A Language Model With Million Context Length For Raw Audio
Prateek Verma
TL;DR
The paper tackles the challenge of modeling long-term dependencies in raw audio by introducing an end-to-end generative auto-regressive architecture that first learns a continuous latent representation with a CNN front-end and then models dependencies across these representations using a Transformer. This approach enables very long context lengths (up to hundreds of thousands of samples) while maintaining a compact parameter budget, and it demonstrates state-of-the-art negative-log-likelihood on the YouTube-Mix piano dataset compared to WaveNet, Sample-RNN, and SaSHMI. Key contributions include the use of a continuous latent space rather than discrete codes, a lightweight Transformer over latent tokens, and end-to-end training that jointly optimizes representation learning and next-sample prediction.
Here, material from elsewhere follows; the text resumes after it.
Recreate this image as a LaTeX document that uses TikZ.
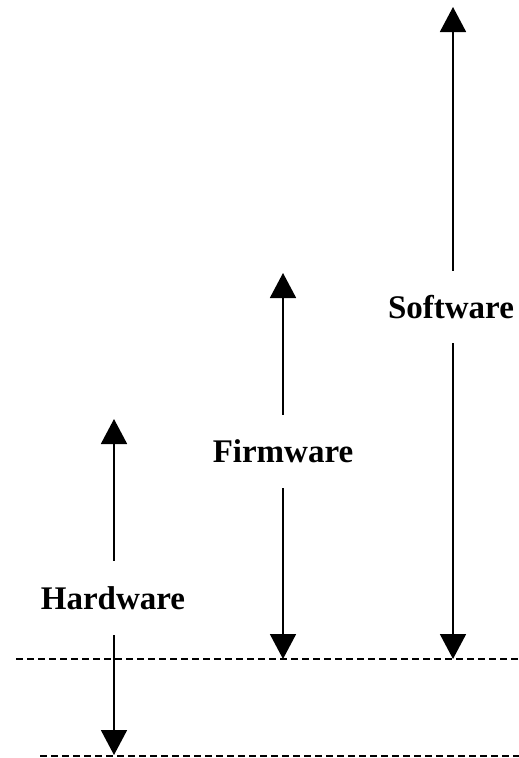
\documentclass[tikz,border=0pt]{standalone}
\usepackage{fontspec}
\setmainfont{Liberation Serif}
\usetikzlibrary{arrows.meta}
\begin{document}
\begin{tikzpicture}[x=1pt,y=1pt,
  arr/.style={line width=1.8pt,-{Triangle[width=26pt,length=25pt]}},
  dashline/.style={line width=1.6pt,dash pattern=on 7pt off 4pt},
  lbl/.style={font=\fontsize{33}{36}\selectfont\bfseries,inner sep=0pt,text depth=0pt}]
\useasboundingbox (0,0) rectangle (519,-758);
% labels (node height = gap in the arrow)
\node[lbl,minimum height=74pt] (hw) at (113,-598) {Hardware};
\node[lbl,minimum height=73pt] (fw) at (283,-451.5) {Firmware};
\node[lbl,minimum height=72pt] (sw) at (451,-307) {Software};
% tips
\coordinate (hwtop) at (114,-419);
\coordinate (hwbot) at (114,-755);
\coordinate (fwtop) at (283,-273);
\coordinate (fwbot) at (283,-659);
\coordinate (swtop) at (453,-7);
\coordinate (swbot) at (453,-659);
% dashed lines
\coordinate (d1l) at (16,-659);
\coordinate (d1r) at (519,-659);
\coordinate (d2l) at (40,-756);
\coordinate (d2r) at (519,-756);
\draw[dashline] (d1l) -- (d1r);
\draw[dashline] (d2l) -- (d2r);
% arrows
\draw[arr] (hw.north -| hwtop) -- (hwtop);
\draw[arr] (hw.south -| hwbot) -- (hwbot);
\draw[arr] (fw.north -| fwtop) -- (fwtop);
\draw[arr] (fw.south -| fwbot) -- (fwbot);
\draw[arr] (sw.north -| swtop) -- (swtop);
\draw[arr] (sw.south -| swbot) -- (swbot);
\end{tikzpicture}
\end{document}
The results suggest significant potential for scalable long-context audio generation and indicate applicability to broader time-series domains with larger datasets and parameter counts in the future.
Abstract
Modeling long-term dependencies for audio signals is a particularly challenging problem, as even small-time scales yield on the order of a hundred thousand samples. With the recent advent of Transformers, neural architectures became good at modeling dependencies over longer time scales, but they suffered from quadratic constraints to scale them. We propose a generative auto-regressive architecture that can model audio waveforms over quite a large context, greater than 500,000 samples. Our work is adapted to learn time dependencies by learning a latent representation by a CNN front-end, and then learning dependencies over these representations using Transformer encoders, fully trained end-to-end: thereby allowing to learn representations as it deems fit for the next sample. Unlike previous works that compared different time scales to show improvement, we use a standard dataset, with the same number of parameters/context to show improvements. We achieve a state-of-the-art performance as compared to other approaches such as Wavenet, SaSHMI, and Sample-RNN on a standard dataset for modeling long-term structure. This work gives very exciting direction for the field, given improvements in context modeling that can be scaled with more data, as well as potentially better results by using billions/trillions of parameters.